LA County rent relief is opening — but it’s structured through landlords
As immigration enforcement and wildfire-related disruptions continue to hit household income, L.A. County is rolling out an Emergency Rent Relief program with an application window opening December 17, 2025 and running into January 2026 in multiple reports.
The design choice getting the most criticism is also the most important detail:
Landlords apply. Tenants generally cannot apply directly — they can refer their landlord, then complete a tenant profile after the landlord starts the application.
Tenant advocates’ concern is straightforward:
If your housing stability depends on your landlord cooperating, you don’t really have a “right” to the relief — you have a request.
County and landlord-group messaging emphasizes:
Relief is framed as homelessness prevention and stabilization, and the program prioritizes smaller landlords in some reporting.
So what does this mean on the ground?
If you’re behind, time becomes the danger: eviction timelines can move faster than relief timelines unless protections are aligned.
If you’re a landlord, the smartest move is paperwork readiness — because relief programs often require clean documentation (ledger, lease, proof of arrears, etc.) and move on without it.
A quieter 2026 change that matters: stoves and fridges are becoming “required,” not optional
Starting January 1, 2026, a new California law (AB 628) is widely reported to require landlords to provide and maintain a working stove and refrigerator in rental units under covered lease scenarios — shifting these from “nice-to-have” to habitability-linked essentials. San Francisco Chronicle+1
Why this matters more than it sounds:
For renters, it reduces one of the hidden “poverty penalties” of moving into a unit that forces you to buy, transport, or replace major appliances.
For landlords, it adds another compliance obligation (and cost) — but one that also reduces ambiguity and dispute.
The bigger theme: California is tightening the baseline definition of what a dignified, functional rental unit must include — while also tightening affordability protections.

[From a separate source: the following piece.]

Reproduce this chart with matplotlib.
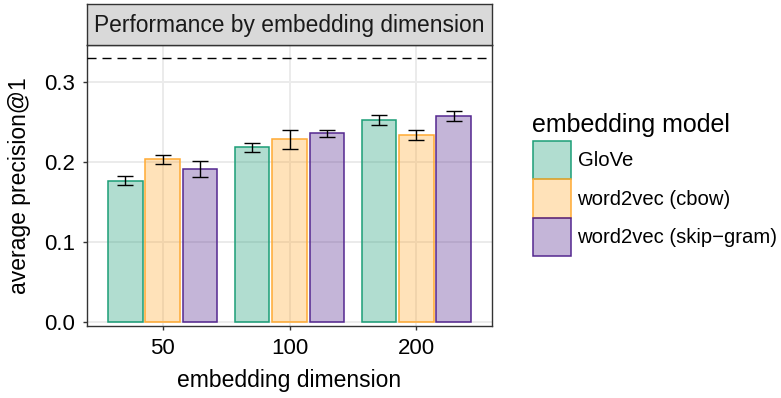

The throughline: the next housing battleground is enforcement and process
Put all of this together and you get the real 2026 story:
Rent caps can limit displacement — but only if landlords don’t compensate by filtering harder through screening and misinformation. Capital & Main
Section 8 is legal access — but only if leasing practices match the law in real conversations, not just in policy documents. Capital & Main
Rent relief can prevent eviction — but only if the structure doesn’t leave tenants stranded when landlords refuse to participate.
Habitability upgrades help renters — but compliance without clarity can create new conflicts unless both sides understand timelines and responsibilities. San Francisco Chronicle+1
The Tenure View’s Take
What stands out most right now isn’t a single law, cap, or program — it’s the growing gap between policy on paper and practice on the ground.
Los Angeles has made clear choices: limit rent spikes, expand tenant protections, and treat housing as essential infrastructure rather than a luxury. Those intentions matter. But the lived experience for renters — especially voucher holders, displaced households, and lower-income families — is still shaped by process, discretion, and delay.
When landlords quietly misstate rules, when relief requires landlord participation, or when protections exist but aren’t enforced consistently, the burden shifts back to the renter to navigate complexity they didn’t create. That’s not neutrality — that’s friction, and friction pushes people out.
At the same time, it’s also clear that small landlords are being asked to operate in a system where costs rise faster than permitted rents, and compliance grows more complex each year. Ignoring that reality doesn’t stabilize housing either — it just pushes decisions into less transparent corners.
The real test for Los Angeles in 2026 won’t be whether new rules exist.
It will be whether access is real, enforcement is even, and process doesn’t become the new form of exclusion.
Housing stability isn’t just about price.
It’s about who gets through the door — and how.